Pentagon CIO Memo Ordering 180-Day Removal of Anthropic from Critical Systems
Internal Pentagon CIO memo orders 180-day removal of all Anthropic AI from nuclear weapons, missile defense, and cyber warfare systems — obtained by CBS News on March 10.
The Memo
On March 10, 2026, CBS News obtained an internal memorandum signed by Pentagon Chief Information Officer Kirsten Davies ordering the removal of all Anthropic AI systems from three categories of critical military infrastructure: nuclear command and control, missile defense networks, and cyber warfare operations. The memo establishes a 180-day timeline for complete removal and transition to alternative AI providers.

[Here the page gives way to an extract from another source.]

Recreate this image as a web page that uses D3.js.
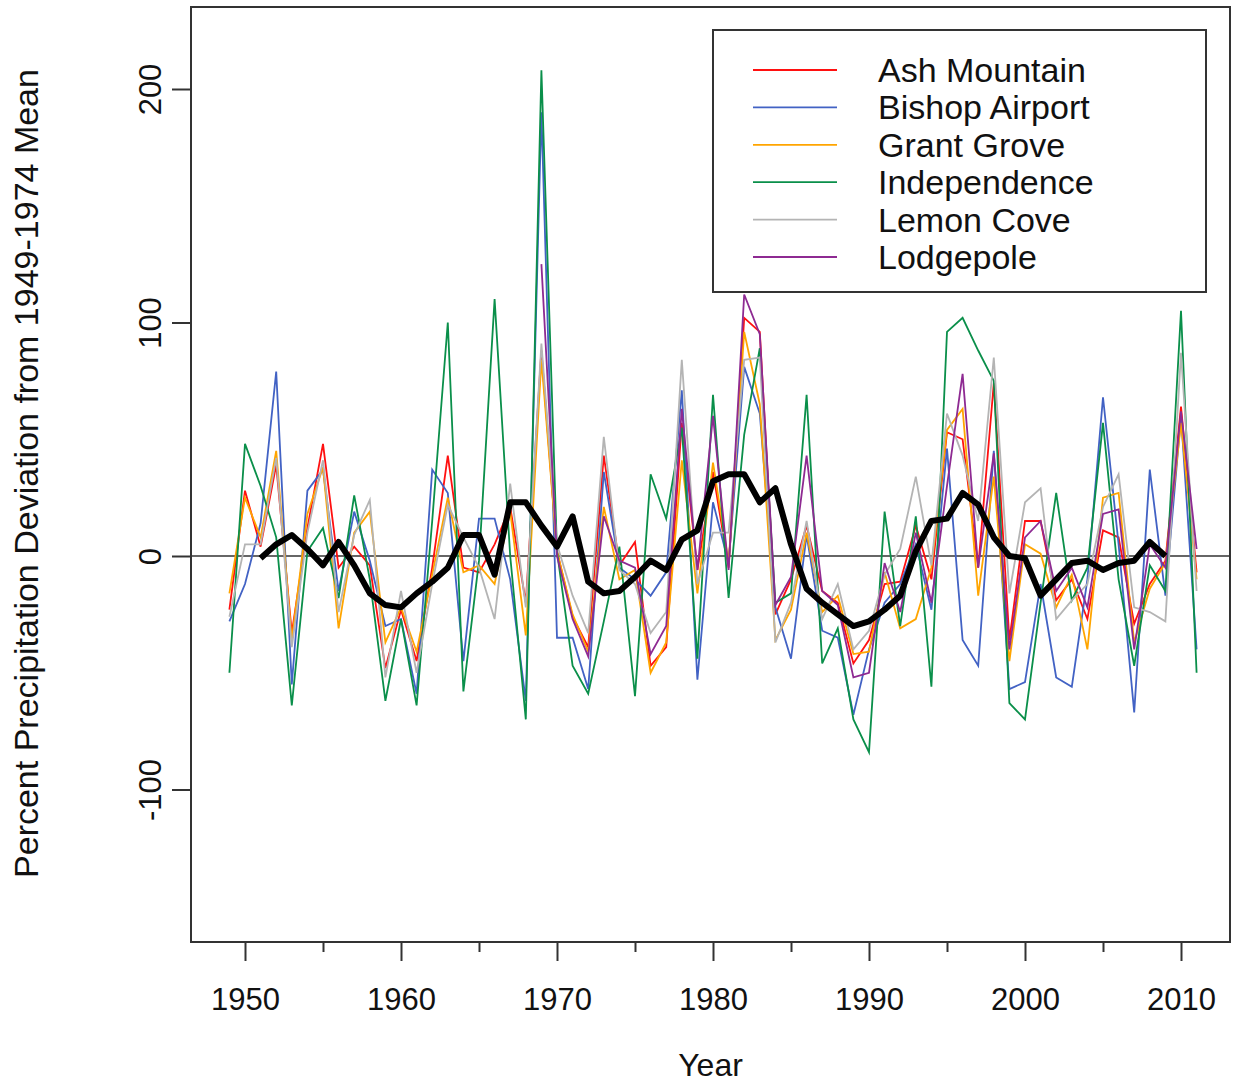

The memo acknowledges that Anthropic’s Claude models are currently embedded in “multiple mission-critical analytical and decision-support systems” across these domains and that removal “will require significant engineering effort and temporary capability degradation.” It directs program managers to identify replacement AI systems and begin transition planning within 30 days, with full removal completed by approximately September 2026.
Operational Implications
The memo reveals the extent of Anthropic’s integration into Pentagon systems that was not previously public. References to “nuclear command and control” and “missile defense” applications indicate Claude was being used in systems adjacent to or supporting nuclear deterrence operations — precisely the category of military AI deployment that Anthropic’s published responsible scaling policy addresses with the most restrictive safeguards.
The 180-day timeline itself signals the depth of integration. A system that could be removed in days or weeks would not require six months of transition planning. The memo’s own language about “temporary capability degradation” is an implicit admission that no current alternative provides equivalent capability for these specific applications.
The CBS News Reporting
CBS News reported that the memo was provided by a Pentagon official who described it as “the operational consequence of a political decision” and expressed concern that “we are being told to rip out systems that work and replace them with systems that don’t exist yet, on a timeline driven by a Truth Social post, not an engineering assessment.” The Pentagon did not dispute the memo’s authenticity but declined to comment on its contents, citing classification concerns regarding the specific systems referenced.